Becoming a community of learners takes deliberate work, effort, and practice. As every teacher knows, it’s challenging to teach someone else something. Sometimes you know the material so well you find it hard to make it easy for a novice. Sometimes you don’t know it well enough to explain it (or show it) to another. Knowing what to say to help another person improve her work is tricky. Trickiest of all is learning how to get real help from others. When teachers give criticism about a paper, test, or presentation, students can either tune out (as many do) or listen. When they listen, it’s usually for one of three reasons: they feel they have to, they want a good grade, or they genuinely want to improve and trust the teacher to help them do so. Either way, most students assume that they must accept feedback from the teacher.
Here’s what they don’t learn from such interactions: how to be part of a group of people who learn together. I have noticed in my classes at Williams that it makes students very uncomfortable to challenge one another in a serious way. They think it’s rude, or that it will in some way interfere with their friendships outside of class. And yet, by the time they graduate, if they don’t know how to actually be part of a community of learners, they will stagnate.
It seems to me we give children far too much practice taking feedback from authority figures and not nearly enough practice giving and getting feedback from their equals. But I’ll be honest. When Sam told me he was going to insist, that first day, that everyone say something negative about the other students’ teaching, I was thinking, “Oh, Sammo. That’s not gonna happen.” He was so idealistic. He didn’t
know how intellectually reluctant most kids are. They’d rather be quiet than go out on a limb. Students wouldn’t want to seem “mean.” The kids from AP classes, I was sure, wouldn’t want to make the vocational students feel bad. The kids with bad grades wouldn’t want to sound pushy telling a smart kid what she did wrong. They were probably all so sick of criticism, the last thing they’d want was to create any themselves. I thought, “You’re gonna hit a wall with this one, buddy.”

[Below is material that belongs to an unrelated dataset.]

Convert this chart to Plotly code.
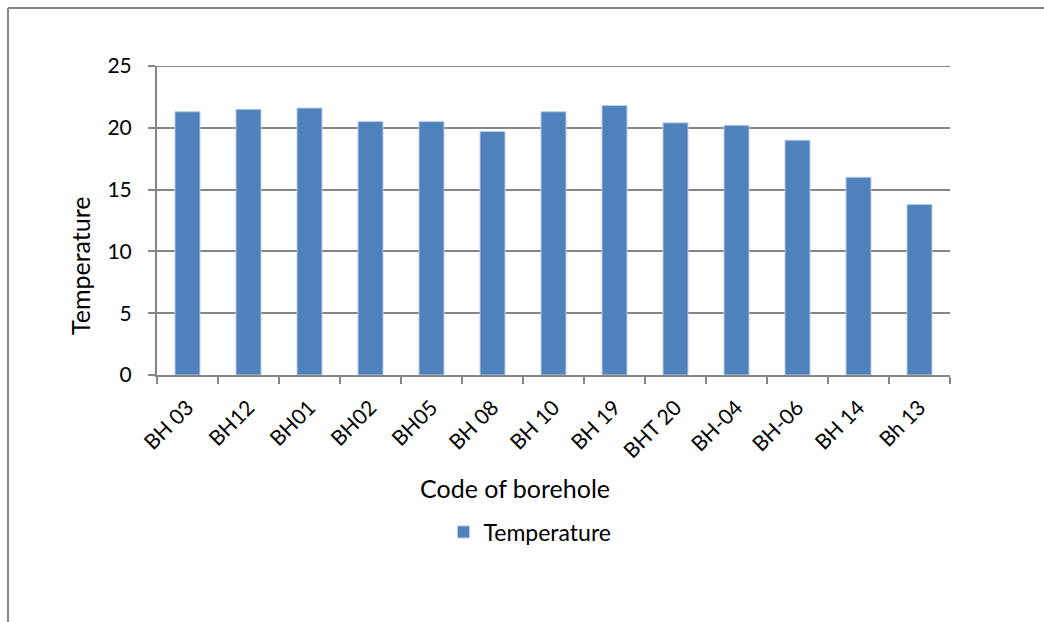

On the other hand, I agreed with him that for the school to have any lasting impact, students would have to learn how to learn from one another. And when he described the particular students in the group to me, I suddenly realized something else. By giving one another feedback about their teaching, they would all step onto common ground. Whoever was doing the teaching (smart kid, struggling kid, A student, near dropout) knew more than the others about his or her topic. And none of them had ever been teachers before. Here was something they couldn’t do without one another, and which none of them were particularly good at to begin with.
Since we were going to spend the first part of the semester working in the sciences, I designed a game related to asking questions. For most of us, for most of our education, questions had been discouraged. They were often disruptions, especially when a teacher felt pressured to cram through a lot of material in a short period. Answers reigned supreme, and if you could get the answers without asking questions, then you were really ace. Further, to the degree that questions had ever been encouraged (perhaps more often when we were younger), they were treated as peripheral, a necessary shortcut to an answer—“Feel free to interrupt with questions.” “There’s no such thing as a bad question.”